By the end of the third trimester, your body has already gone through a lot of crazy changes -- from wacky hormones to a bulging belly. You’re tired, and ready to meet your new baby. Those last weeks seem to serve only to highlight the things you haven’t gotten accomplished yet. It can be hard to muster up the energy to get ready for your quickly approaching due date, although you can expect a burst of energy in the week or two before you go into labor. Here are some important tasks to check off your honey-do list before welcoming your newborn into your family and your home.
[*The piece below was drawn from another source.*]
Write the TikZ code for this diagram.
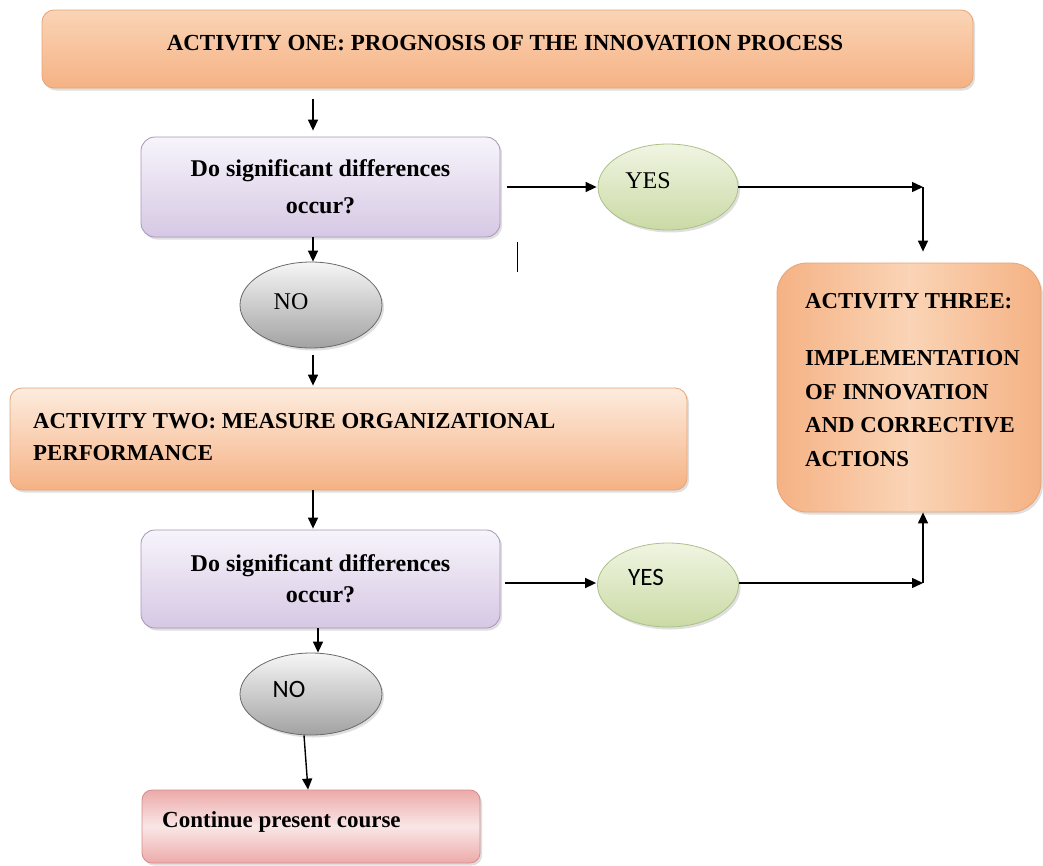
\documentclass[tikz,border=0pt]{standalone}
\usepackage{fontspec}
\setmainfont{Liberation Serif}
\newfontfamily\sansf{Carlito}
\usetikzlibrary{arrows.meta,shapes.geometric,shadows,calc}
\definecolor{ORl}{RGB}{253,236,222}
\definecolor{ORm}{RGB}{250,212,182}
\definecolor{ORd}{RGB}{245,178,132}
\definecolor{ORline}{RGB}{230,164,118}
\definecolor{PUl}{RGB}{247,244,251}
\definecolor{PUd}{RGB}{214,200,228}
\definecolor{PUline}{RGB}{165,150,185}
\definecolor{GRl}{RGB}{240,245,226}
\definecolor{GRd}{RGB}{202,218,165}
\definecolor{GRline}{RGB}{172,192,135}
\definecolor{GYl}{RGB}{246,246,246}
\definecolor{GYd}{RGB}{162,162,162}
\definecolor{GYline}{RGB}{105,105,105}
\definecolor{RDl}{RGB}{250,230,230}
\definecolor{RDd}{RGB}{237,170,170}
\definecolor{RDline}{RGB}{214,140,140}
\newcommand\serifbig{\fontsize{24}{27}\selectfont\bfseries}
\newcommand\titlefnt{\fontsize{23}{26}\selectfont\bfseries}
\newcommand\actfnt{\fontsize{22.8}{32}\selectfont\bfseries}
\newcommand\contfnt{\fontsize{23}{26}\selectfont\bfseries}
\begin{document}
\begin{tikzpicture}[x=1pt,y=-1pt,
  arr/.style={line width=1.4pt,-{Triangle[length=11pt,width=10pt]}},
  shad/.style={drop shadow={shadow xshift=2pt,shadow yshift=-2.5pt,opacity=0.25}},
  orangebox/.style={shad,draw=ORline,line width=0.8pt,rounded corners=12pt,inner sep=0pt},
  purplebox/.style={shad,draw=PUline,line width=0.8pt,rounded corners=14pt,top color=PUl,bottom color=PUd,inner sep=0pt,align=center,font=\serifbig},
  greenell/.style={shad,ellipse,draw=GRline,line width=0.8pt,top color=GRl,bottom color=GRd,inner sep=0pt},
  grayell/.style={shad,ellipse,draw=GYline,line width=0.8pt,top color=GYl,bottom color=GYd,inner sep=0pt},
  redbox/.style={shad,draw=RDline,line width=0.8pt,rounded corners=10pt,top color=RDd,bottom color=RDd,middle color=RDl,inner sep=0pt},
  lbl/.style={inner sep=0pt}]
\useasboundingbox (0,0) rectangle (1043,865);

% boxes
\node[orangebox,top color=ORm,middle color=ORl,bottom color=ORd,minimum width=931pt,minimum height=78pt] (top) at (507.5,49) {};
\node[lbl,font=\titlefnt,anchor=base] (toptext) at (505,50) {ACTIVITY ONE: PROGNOSIS OF THE INNOVATION PROCESS};

\node[purplebox,minimum width=359pt,minimum height=100pt] (q1) at (320.5,187) {Do significant differences\\[10pt] occur?};

\node[greenell,minimum width=140pt,minimum height=86pt] (yes1) at (668,187) {};
\node[lbl,font=\fontsize{24}{26}\selectfont,anchor=base] (yes1t) at (648,188) {YES};

\node[grayell,minimum width=142pt,minimum height=86pt] (no1) at (311,305) {};
\node[lbl,font=\fontsize{24}{26}\selectfont,anchor=base] (no1t) at (291,309) {NO};

\node[orangebox,top color=ORl,bottom color=ORd,minimum width=677pt,minimum height=102pt] (act2) at (348.5,439) {};
\node[lbl,font=\actfnt,anchor=base west] (act2t) at (33,428) {ACTIVITY TWO: MEASURE ORGANIZATIONAL};
\node[lbl,font=\actfnt,anchor=base west] (act2t2) at (33,460) {PERFORMANCE};

\node[orangebox,rounded corners=30pt,shading angle=35,left color=ORd,right color=ORd,middle color=ORm,minimum width=264pt,minimum height=249pt] (act3) at (909,387.5) {};
\node[lbl,font=\actfnt,anchor=base west] (a3l1) at (805,308) {ACTIVITY THREE:};
\node[lbl,font=\actfnt,anchor=base west] (a3l2) at (805,365) {IMPLEMENTATION};
\node[lbl,font=\actfnt,anchor=base west] (a3l3) at (805,399) {OF INNOVATION};
\node[lbl,font=\actfnt,anchor=base west] (a3l4) at (805,432) {AND CORRECTIVE};
\node[lbl,font=\actfnt,anchor=base west] (a3l5) at (805,466) {ACTIONS};

\node[purplebox,minimum width=359pt,minimum height=98pt] (q2) at (320.5,579) {Do significant differences\\[4pt] occur?};

\node[greenell,minimum width=141pt,minimum height=84pt] (yes2) at (668,585) {};
\node[lbl,font=\sansf\fontsize{25}{28}\selectfont,anchor=base] (yes2t) at (646,585) {YES};

\node[grayell,minimum width=142pt,minimum height=82pt] (no2) at (311,694) {};
\node[lbl,font=\sansf\fontsize{25}{28}\selectfont,anchor=base] (no2t) at (289,697) {NO};

\node[redbox,minimum width=338pt,minimum height=73pt] (cont) at (311,826.5) {};
\node[lbl,font=\contfnt,anchor=base west] (contt) at (162,827) {Continue present course};

% helper coordinates
\coordinate (c1) at (313,0);
\coordinate (jx) at (923,0);
\coordinate (c2) at (318,0);
\coordinate (s1) at (517,242);
\coordinate (s2) at (517,272);
\coordinate (y2w) at ([yshift=2pt]yes2.west);
\coordinate (y2e) at ([yshift=2pt]yes2.east);

% connectors
\draw[arr,shorten <=11pt,shorten >=6pt] (top.south -| c1) -- (q1.north -| c1);
\draw[arr,shorten <=7pt,shorten >=1pt] (q1.east) -- (yes1.west);
\draw[arr] (yes1.east) -- (yes1.east -| jx);
\draw[arr,shorten >=11pt] (yes1.east -| jx) -- (act3.north -| jx);
\draw[arr] (q1.south -| c1) -- (no1.north -| c1);
\draw[arr,shorten <=7pt,shorten >=2pt] (no1.south -| c1) -- (act2.north -| c1);
\draw[arr,shorten >=1pt] (act2.south -| c1) -- (q2.north -| c1);
\draw[arr,shorten <=5pt,shorten >=1pt] (q2.east |- y2w) -- (y2w);
\draw[arr] (y2e) -- (y2e -| jx);
\draw[arr] (y2e -| jx) -- (act3.south -| jx);
\draw[arr] (q2.south -| c2) -- (no2.north -| c2);
\draw[arr] ([xshift=-7pt]no2.south) -- ([xshift=-3pt]cont.north);
\draw[line width=1pt] (s1) -- (s2);
\end{tikzpicture}
\end{document}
Create a Space for Baby to Sleep
Whether you are using a bassinet or a crib, it is time to assemble your baby’s bead. Learn to use all of its features, from attached mobiles to how to raise it up and down. If you’re using a crib, consider a water resistant mattress, and wash any bedding you will use. Remember, until at least 12 months, your baby shouldn’t have anything but a fitted sheet in the crib -- no pillows, stuffed animals, or big blankets. Store sheets and receiving blankets in an easily accessible place for any late night spit ups or explosions. Remember to assemble your crib in the room where it will be used; they are often too big to fit through doorways.
Paint and Decorate the Nursery
If you aren’t happy with the color of your nursery walls, it’s a good idea to have someone else paint for you to avoid paint fumes. If this isn’t an option, keep the windows open, take frequent breaks from painting, wear a mask, and put a fan in the window. Remember to put any shelves, pictures, or other decorations up high, out of the reach of little grasping fingers. Don’t forget all the essentials for your changing area: a changing pad, diapers, wipes, and rash cream.
Get a Car Seat
It’s a good idea to get a car seat well before your due date -- babies have a habit of arriving on their own time. Read the manual and be sure you understand how it works. You should also make sure to install it a few weeks before labor, in the center of the back seat, facing the rear of the car. If you or want some help your local fire department or hospital may host car seat installation days a few times a month. Additionally, most hospitals have you bring in the carrier portion when you deliver to ensure you know how to properly install your baby.
Purchase Major Accessories
Major accessories like strollers and play pens can be a real pain. If you plan to use any, get them put together in advance, and learn about any safety or convenience features from the owner's manual. Many of these collapse into much smaller segments for easy storage in a trunk or closet. Assembling even smaller, less involved toys, like a playmat, can be trickier than it looks.
Get Clothes and Other Necessities Together
While it’s a good idea to have a substantial stock of diapers and wipes, be wary of buying too many packages of the same brand, in case your baby’s bottom is sensitive to certain diapers. Additionally, he/she won’t be in the newborn size for long, so don’t go crazy stocking up on one size. Expect to go through at least two outfits a day (newborns are messy, and they puke a lot) -- but again, clothes are going to be outgrown fast. Last minute essentials for your shopping list include:
- Baby soap and/or shampoo
- Burp clothes
- Receiving blankets
- Soft washcloths and towels
- Socks, hats, and cotton mittens
- Infant nail trimmers
- Breast pump
Pack a Hospital Bag
Start a list of items you want to include in your hospital bag, and plan to have it packed and ready by about month 8. Include items like comfortable pajamas, a bring home outfit for the baby (and yourself), music, a book, formula (if you plan to formula feed), your breast pump (so a lactation consultant can show you how it works), and anything else you or your partner might need for the couple of days while your in the hospital.